I was raised with some financial literacy. My dad was a chartered accountant who ran his own practice. He also loved the stock market and became a stockbroker. I knew what the Dow Jones index was at age 10.
We also had a program in elementary school here in Calgary, where I grew up, in which representatives from the local credit union would talk to the class about saving money. They showed us how to record our savings in those little bank passbooks that people used to use. So, I understood early in life how saving and investing worked.
My parents then divorced when I was 13 and my siblings and I lived with my mom. I remember her always budgeting to ensure our dollars stretched as far as possible. We had a comfortable lifestyle but nothing too extravagant. I learned about living within our means.
How did these experiences influence your money habits growing up?
I would often set myself financial goals. For instance, when I was 15, I set a goal to save $1,000. I worked a few different jobs in my teens, including wrapping hamburgers at the Calgary Stampede, serving ice cream at the local dairy bar and babysitting. I reached that savings goal by the end of the summer.
I didn’t just save my money. I would sometimes indulge, buying items my mother or father wouldn’t get for me. I remember buying a leather jacket. I also saved up to take a bus trip to Nelson, B.C., to visit my aunt and uncle when I was 14.
I moved to Toronto at 17, where I took a clerical program at Humber College and then had a summer job at a brokerage firm. I moved back to Calgary when I got pregnant with my first son and then went to business school. I got my first full-time job in financial services working in operations at Merrill Lynch. One day, one of the advisors overheard me explaining a Treasury bill to a client and said I should be working on the sales side. I worked as a sales assistant for about 10 years and then became a broker.
What’s the biggest money mistake you’ve made, and what did you learn from it?
After my first marriage ended, I applied for a personal credit card but was declined. The credit card company said I didn’t have a credit history. I had joint credit when I was married, but not individually. That was a big ‘ah-ha’ moment for me. I then bought a TV on credit, at zero per cent interest, and paid it off over six months. Although I could’ve paid for it in cash, I needed to show I could take on debt and pay it off.
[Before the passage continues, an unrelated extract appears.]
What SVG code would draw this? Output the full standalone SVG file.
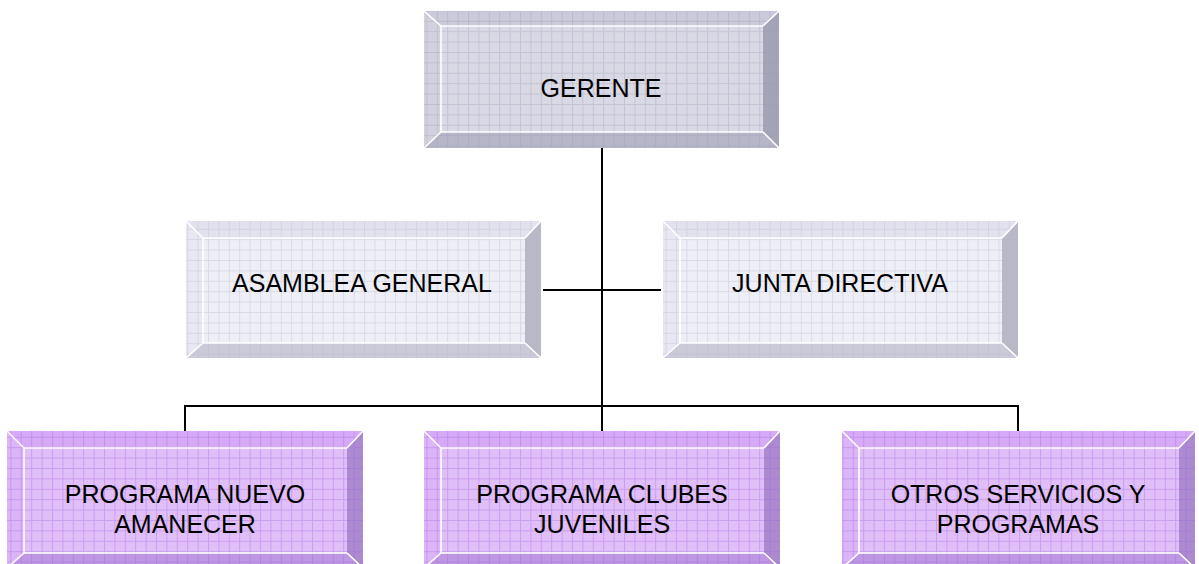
<svg xmlns="http://www.w3.org/2000/svg" width="1199" height="564" viewBox="0 0 1199 564">
<defs>
<pattern id="gGray" width="10.4" height="10.4" patternUnits="userSpaceOnUse"><path d="M0 0.5H10.4M0.5 0V10.4" stroke="#9a9ab4" stroke-opacity="0.35" stroke-width="1" fill="none"/></pattern>
<pattern id="gLight" width="10.4" height="10.4" patternUnits="userSpaceOnUse"><path d="M0 0.5H10.4M0.5 0V10.4" stroke="#b4b4cc" stroke-opacity="0.35" stroke-width="1" fill="none"/></pattern>
<pattern id="gPurple" width="10.4" height="10.4" patternUnits="userSpaceOnUse"><path d="M0 0.5H10.4M0.5 0V10.4" stroke="#a060e0" stroke-opacity="0.35" stroke-width="1" fill="none"/></pattern>
<style>
.t{font-family:"Liberation Sans",Arial,sans-serif;font-size:25px;fill:#000;text-anchor:middle}
.hl{stroke:#fff;stroke-width:1.6;fill:none}
.gray .in{fill:#d9d9e5}.gray .tp{fill:#cacada}.gray .lf{fill:#d2d2de}.gray .rt{fill:#a4a4b6}.gray .bt{fill:#b6b6c8}.gray .gr{fill:url(#gGray)}
.light .in{fill:#eeeef6}.light .tp{fill:#e2e2ee}.light .lf{fill:#e8e8f2}.light .rt{fill:#b8b8c6}.light .bt{fill:#cacad8}.light .gr{fill:url(#gLight)}
.purple .in{fill:#e0bef8}.purple .tp{fill:#d6aaf6}.purple .lf{fill:#dcb4f8}.purple .rt{fill:#ac8ad0}.purple .bt{fill:#be98e2}.purple .gr{fill:url(#gPurple)}
.conn{stroke:#000;stroke-width:2;fill:none}
</style>
</defs>
<rect width="1199" height="564" fill="#fff"/>
<g id="connectors">
<path class="conn" d="M602 148V406M543 290H661M185 431V406H1018V431M602 406V431"/>
</g>
<g id="gerente" class="gray">
<polygon class="tp" points="424,11 779,11 763,26 441,26"/>
<polygon class="lf" points="424,11 441,26 441,132 424,148"/>
<polygon class="rt" points="779,11 779,148 763,132 763,26"/>
<polygon class="bt" points="424,148 441,132 763,132 779,148"/>
<rect class="in" x="441" y="26" width="322" height="106"/>
<rect class="gr" x="424" y="11" width="355" height="137"/>
<path class="hl" d="M763 26H441V132H763M424 11L441 26M779 11L763 26M424 148L441 132M779 148L763 132"/>
<text class="t" x="601" y="97">GERENTE</text>
</g>
<g id="asamblea" class="light">
<polygon class="tp" points="186,221 541,221 525,238 203,238"/>
<polygon class="lf" points="186,221 203,238 203,343 186,358"/>
<polygon class="rt" points="541,221 541,358 525,343 525,238"/>
<polygon class="bt" points="186,358 203,343 525,343 541,358"/>
<rect class="in" x="203" y="238" width="322" height="105"/>
<rect class="gr" x="186" y="221" width="355" height="137"/>
<path class="hl" d="M525 238H203V343H525M186 221L203 238M541 221L525 238M186 358L203 343M541 358L525 343"/>
<text class="t" x="362" y="292">ASAMBLEA GENERAL</text>
</g>
<g id="junta" class="light">
<polygon class="tp" points="663,221 1018,221 1002,238 680,238"/>
<polygon class="lf" points="663,221 680,238 680,343 663,358"/>
<polygon class="rt" points="1018,221 1018,358 1002,343 1002,238"/>
<polygon class="bt" points="663,358 680,343 1002,343 1018,358"/>
<rect class="in" x="680" y="238" width="322" height="105"/>
<rect class="gr" x="663" y="221" width="355" height="137"/>
<path class="hl" d="M1002 238H680V343H1002M663 221L680 238M1018 221L1002 238M663 358L680 343M1018 358L1002 343"/>
<text class="t" x="840" y="292">JUNTA DIRECTIVA</text>
</g>
<g id="nuevo-amanecer" class="purple">
<polygon class="tp" points="7,431 363,431 347,448 24,448"/>
<polygon class="lf" points="7,431 24,448 24,553 7,568"/>
<polygon class="rt" points="363,431 363,568 347,553 347,448"/>
<polygon class="bt" points="7,568 24,553 347,553 363,568"/>
<rect class="in" x="24" y="448" width="323" height="105"/>
<rect class="gr" x="7" y="431" width="356" height="137"/>
<path class="hl" d="M347 448H24V553H347M7 431L24 448M363 431L347 448M7 568L24 553M363 568L347 553"/>
<text class="t" x="185" y="503">PROGRAMA NUEVO</text>
<text class="t" x="185" y="533">AMANECER</text>
</g>
<g id="clubes-juveniles" class="purple">
<polygon class="tp" points="424,431 780,431 764,448 441,448"/>
<polygon class="lf" points="424,431 441,448 441,553 424,568"/>
<polygon class="rt" points="780,431 780,568 764,553 764,448"/>
<polygon class="bt" points="424,568 441,553 764,553 780,568"/>
<rect class="in" x="441" y="448" width="323" height="105"/>
<rect class="gr" x="424" y="431" width="356" height="137"/>
<path class="hl" d="M764 448H441V553H764M424 431L441 448M780 431L764 448M424 568L441 553M780 568L764 553"/>
<text class="t" x="602" y="503">PROGRAMA CLUBES</text>
<text class="t" x="602" y="533">JUVENILES</text>
</g>
<g id="otros-servicios" class="purple">
<polygon class="tp" points="842,431 1195,431 1179,448 859,448"/>
<polygon class="lf" points="842,431 859,448 859,553 842,568"/>
<polygon class="rt" points="1195,431 1195,568 1179,553 1179,448"/>
<polygon class="bt" points="842,568 859,553 1179,553 1195,568"/>
<rect class="in" x="859" y="448" width="320" height="105"/>
<rect class="gr" x="842" y="431" width="353" height="137"/>
<path class="hl" d="M1179 448H859V553H1179M842 431L859 448M1195 431L1179 448M842 568L859 553M1195 568L1179 553"/>
<text class="t" x="1018" y="503">OTROS SERVICIOS Y</text>
<text class="t" x="1018" y="533">PROGRAMAS</text>
</g>
</svg>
What decision around money and investing has made the greatest impact on your life?
Choosing my market niche, which is responsible investing. It has created many opportunities for me and my career and enabled me to develop great relationships with clients.
What is the best professional advice you’ve received?
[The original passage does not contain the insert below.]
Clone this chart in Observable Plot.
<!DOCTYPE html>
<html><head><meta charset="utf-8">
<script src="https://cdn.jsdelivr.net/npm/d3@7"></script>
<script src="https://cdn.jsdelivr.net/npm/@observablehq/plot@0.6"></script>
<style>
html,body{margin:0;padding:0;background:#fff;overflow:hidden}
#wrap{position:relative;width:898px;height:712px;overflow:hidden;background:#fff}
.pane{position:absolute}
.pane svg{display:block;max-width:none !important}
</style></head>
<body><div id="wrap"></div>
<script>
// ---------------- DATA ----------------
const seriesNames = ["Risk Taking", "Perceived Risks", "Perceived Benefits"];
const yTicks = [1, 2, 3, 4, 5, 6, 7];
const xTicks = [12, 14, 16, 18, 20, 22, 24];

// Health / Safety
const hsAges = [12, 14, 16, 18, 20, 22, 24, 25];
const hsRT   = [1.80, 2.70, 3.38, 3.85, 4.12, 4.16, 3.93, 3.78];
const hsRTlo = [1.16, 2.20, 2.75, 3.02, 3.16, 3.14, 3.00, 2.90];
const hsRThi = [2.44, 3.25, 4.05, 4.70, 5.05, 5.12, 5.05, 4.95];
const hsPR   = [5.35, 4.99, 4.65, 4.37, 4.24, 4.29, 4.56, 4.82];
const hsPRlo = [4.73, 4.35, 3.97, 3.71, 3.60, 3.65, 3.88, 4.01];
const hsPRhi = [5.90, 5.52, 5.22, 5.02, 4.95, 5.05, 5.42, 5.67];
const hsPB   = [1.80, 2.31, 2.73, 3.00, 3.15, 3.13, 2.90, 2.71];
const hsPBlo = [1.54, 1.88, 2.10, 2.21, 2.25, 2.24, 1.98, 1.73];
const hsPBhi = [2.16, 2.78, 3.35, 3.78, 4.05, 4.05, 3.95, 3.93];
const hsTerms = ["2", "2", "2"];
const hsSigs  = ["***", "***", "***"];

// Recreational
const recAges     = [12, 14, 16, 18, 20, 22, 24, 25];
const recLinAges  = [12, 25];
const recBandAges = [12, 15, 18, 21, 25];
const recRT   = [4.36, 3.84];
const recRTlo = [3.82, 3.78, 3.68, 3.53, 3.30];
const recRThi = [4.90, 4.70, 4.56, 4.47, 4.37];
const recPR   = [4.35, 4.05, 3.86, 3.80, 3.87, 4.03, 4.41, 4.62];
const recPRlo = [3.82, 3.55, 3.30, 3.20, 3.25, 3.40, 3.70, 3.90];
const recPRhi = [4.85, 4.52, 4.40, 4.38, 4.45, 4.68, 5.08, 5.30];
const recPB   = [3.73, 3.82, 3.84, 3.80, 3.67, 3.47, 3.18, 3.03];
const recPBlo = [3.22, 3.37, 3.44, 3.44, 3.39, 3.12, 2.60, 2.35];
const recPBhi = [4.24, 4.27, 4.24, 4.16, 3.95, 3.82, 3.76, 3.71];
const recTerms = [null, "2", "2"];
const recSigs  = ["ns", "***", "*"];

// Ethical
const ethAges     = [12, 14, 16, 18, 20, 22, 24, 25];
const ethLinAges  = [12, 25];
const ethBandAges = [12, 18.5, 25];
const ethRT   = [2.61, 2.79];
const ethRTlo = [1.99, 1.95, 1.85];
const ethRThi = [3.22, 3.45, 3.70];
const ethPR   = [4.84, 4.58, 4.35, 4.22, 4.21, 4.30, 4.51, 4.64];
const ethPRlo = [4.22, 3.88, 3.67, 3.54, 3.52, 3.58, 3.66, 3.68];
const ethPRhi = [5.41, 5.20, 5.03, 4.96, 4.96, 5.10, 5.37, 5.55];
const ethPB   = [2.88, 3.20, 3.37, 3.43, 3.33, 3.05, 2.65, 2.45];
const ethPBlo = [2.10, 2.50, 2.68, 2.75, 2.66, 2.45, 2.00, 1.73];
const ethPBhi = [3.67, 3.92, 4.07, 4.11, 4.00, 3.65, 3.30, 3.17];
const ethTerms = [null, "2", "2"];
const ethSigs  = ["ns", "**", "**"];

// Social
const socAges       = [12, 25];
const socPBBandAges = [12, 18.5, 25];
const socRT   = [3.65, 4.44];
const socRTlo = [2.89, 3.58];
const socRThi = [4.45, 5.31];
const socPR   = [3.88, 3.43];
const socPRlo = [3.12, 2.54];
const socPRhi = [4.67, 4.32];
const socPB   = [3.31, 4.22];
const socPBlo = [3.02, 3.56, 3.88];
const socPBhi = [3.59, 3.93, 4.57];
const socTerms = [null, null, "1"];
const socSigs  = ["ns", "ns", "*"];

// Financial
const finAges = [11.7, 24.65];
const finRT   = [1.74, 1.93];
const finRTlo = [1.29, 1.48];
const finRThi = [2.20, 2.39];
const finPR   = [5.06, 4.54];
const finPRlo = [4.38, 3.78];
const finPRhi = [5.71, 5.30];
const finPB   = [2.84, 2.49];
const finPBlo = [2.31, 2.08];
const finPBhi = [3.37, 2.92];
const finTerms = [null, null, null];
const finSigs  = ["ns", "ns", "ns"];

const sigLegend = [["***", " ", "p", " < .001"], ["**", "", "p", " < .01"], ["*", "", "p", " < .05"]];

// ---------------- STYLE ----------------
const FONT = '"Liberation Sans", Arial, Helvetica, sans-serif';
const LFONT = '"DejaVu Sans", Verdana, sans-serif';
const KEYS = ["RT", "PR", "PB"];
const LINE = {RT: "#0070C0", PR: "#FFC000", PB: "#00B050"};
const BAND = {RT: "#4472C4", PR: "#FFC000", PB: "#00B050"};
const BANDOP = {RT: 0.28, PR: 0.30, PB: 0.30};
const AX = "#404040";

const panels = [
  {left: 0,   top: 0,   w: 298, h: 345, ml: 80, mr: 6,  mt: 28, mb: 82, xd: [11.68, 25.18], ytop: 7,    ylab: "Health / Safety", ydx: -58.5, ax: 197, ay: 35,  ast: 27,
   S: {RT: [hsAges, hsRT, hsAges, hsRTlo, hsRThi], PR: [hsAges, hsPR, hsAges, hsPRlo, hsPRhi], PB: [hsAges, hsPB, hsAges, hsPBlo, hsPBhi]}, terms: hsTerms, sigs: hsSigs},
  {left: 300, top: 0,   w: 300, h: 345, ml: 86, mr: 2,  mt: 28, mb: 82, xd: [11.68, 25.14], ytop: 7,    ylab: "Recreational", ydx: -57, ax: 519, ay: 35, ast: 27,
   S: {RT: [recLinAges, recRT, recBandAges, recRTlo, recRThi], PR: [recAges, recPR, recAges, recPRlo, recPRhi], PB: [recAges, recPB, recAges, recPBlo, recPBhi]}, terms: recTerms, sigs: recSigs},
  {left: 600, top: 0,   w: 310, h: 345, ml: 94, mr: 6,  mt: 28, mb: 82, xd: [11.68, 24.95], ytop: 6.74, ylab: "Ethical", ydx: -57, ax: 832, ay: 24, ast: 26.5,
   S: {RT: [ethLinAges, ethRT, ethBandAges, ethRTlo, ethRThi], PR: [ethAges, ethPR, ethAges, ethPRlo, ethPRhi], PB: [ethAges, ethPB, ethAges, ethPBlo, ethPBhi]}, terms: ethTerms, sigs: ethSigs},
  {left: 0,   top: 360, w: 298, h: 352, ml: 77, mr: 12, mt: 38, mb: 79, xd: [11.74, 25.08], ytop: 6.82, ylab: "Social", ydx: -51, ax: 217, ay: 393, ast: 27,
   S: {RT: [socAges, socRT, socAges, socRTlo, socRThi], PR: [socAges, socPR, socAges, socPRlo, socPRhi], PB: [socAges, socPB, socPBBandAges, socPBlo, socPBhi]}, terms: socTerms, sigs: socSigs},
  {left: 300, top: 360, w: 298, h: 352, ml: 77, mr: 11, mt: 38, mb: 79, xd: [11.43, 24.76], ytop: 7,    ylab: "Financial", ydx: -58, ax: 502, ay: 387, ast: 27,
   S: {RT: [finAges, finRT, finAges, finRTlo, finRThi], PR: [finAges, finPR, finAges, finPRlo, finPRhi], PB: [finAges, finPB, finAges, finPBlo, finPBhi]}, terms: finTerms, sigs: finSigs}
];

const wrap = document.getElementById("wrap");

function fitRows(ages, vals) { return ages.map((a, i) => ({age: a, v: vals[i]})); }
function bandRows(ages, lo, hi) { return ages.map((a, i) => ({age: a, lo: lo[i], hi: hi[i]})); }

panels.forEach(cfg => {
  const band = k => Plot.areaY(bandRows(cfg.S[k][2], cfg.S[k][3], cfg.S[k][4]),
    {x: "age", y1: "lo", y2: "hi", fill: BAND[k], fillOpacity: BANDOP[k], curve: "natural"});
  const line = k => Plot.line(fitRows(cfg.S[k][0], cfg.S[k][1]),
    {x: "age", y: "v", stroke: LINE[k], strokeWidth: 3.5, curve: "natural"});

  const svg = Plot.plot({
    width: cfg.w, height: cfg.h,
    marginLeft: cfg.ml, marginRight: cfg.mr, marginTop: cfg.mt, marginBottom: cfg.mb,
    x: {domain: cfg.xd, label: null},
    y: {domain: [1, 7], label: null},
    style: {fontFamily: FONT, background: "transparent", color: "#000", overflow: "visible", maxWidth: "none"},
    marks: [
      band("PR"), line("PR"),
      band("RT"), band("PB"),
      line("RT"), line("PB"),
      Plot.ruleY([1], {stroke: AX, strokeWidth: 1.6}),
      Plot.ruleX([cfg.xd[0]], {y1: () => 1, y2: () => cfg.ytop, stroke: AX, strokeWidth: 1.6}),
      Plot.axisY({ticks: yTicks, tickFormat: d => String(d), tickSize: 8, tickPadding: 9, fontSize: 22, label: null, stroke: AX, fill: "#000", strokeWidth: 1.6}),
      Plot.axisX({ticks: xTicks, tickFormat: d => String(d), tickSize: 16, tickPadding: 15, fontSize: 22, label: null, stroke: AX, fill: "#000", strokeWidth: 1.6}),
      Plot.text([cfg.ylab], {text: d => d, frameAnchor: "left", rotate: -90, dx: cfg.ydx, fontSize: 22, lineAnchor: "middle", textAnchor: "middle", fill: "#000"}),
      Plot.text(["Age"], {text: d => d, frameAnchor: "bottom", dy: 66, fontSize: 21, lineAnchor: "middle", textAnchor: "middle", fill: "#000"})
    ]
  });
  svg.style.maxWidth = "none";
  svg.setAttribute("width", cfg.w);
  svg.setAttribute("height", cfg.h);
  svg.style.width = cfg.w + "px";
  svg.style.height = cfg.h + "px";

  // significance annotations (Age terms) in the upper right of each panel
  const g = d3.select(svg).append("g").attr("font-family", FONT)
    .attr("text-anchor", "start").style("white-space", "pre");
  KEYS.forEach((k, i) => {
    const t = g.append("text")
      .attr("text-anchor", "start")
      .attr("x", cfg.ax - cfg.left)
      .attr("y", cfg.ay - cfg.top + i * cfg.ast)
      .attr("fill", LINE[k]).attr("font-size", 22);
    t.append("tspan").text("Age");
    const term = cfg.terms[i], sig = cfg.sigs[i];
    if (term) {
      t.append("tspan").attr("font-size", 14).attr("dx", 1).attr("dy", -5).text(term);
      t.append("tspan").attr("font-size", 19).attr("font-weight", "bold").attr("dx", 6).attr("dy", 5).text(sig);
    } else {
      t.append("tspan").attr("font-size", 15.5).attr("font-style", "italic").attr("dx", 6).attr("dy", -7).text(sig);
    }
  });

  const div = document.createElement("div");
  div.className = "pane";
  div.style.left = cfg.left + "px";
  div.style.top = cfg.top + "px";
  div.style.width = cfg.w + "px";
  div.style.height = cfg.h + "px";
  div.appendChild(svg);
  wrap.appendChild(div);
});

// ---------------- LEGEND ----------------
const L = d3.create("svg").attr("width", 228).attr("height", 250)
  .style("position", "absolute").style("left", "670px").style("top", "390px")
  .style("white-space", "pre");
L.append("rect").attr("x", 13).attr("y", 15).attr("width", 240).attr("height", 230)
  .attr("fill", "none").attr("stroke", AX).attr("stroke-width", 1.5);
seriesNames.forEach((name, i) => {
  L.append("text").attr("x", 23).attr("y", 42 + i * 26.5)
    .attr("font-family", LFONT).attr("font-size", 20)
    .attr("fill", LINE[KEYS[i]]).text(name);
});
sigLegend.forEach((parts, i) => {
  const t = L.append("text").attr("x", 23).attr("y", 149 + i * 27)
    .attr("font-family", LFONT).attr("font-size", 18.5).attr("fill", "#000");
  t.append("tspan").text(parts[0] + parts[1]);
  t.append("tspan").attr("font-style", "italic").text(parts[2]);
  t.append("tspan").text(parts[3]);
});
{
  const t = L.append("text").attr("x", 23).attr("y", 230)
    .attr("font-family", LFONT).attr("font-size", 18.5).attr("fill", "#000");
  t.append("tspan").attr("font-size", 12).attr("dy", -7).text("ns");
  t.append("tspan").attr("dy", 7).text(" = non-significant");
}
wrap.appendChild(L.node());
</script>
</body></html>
When I became an investment advisor, my dad said, ‘Whatever you do in this business, make sure you can walk down the street and look people in the eye.’ To me, that was profound. This industry is trust-based. Early in your career, you get wined and dined, and there are all sorts of shortcuts you can try to take to make a quick buck, but the long game counts.
What are you best at when it comes to your own finances?
Budgeting and long-term planning. I’ve always set goals and lived within my means. I live what I preach.
What’s the hardest piece of money advice for you to follow?
Don’t fall in love with an investment. It’s hard when you really like a particular company, but there are times when you need to sell – to let it go.
What do you worry about in your industry?
I worry about the loss of unbiased, independent advice. There are a lot of proprietary products and expectations for advisors to sell them at some investment firms. Also, with the rise of artificial intelligence, I worry about losing some of the human aspects of the business over the long term.
What advice do you have for others getting into the industry?
Find a good, reputable team to join that will allow you to develop your book of business. Also, develop a good work ethic and stay true to your values. It goes back to being able to walk down the street and look people in the eye.
This interview has been edited and condensed.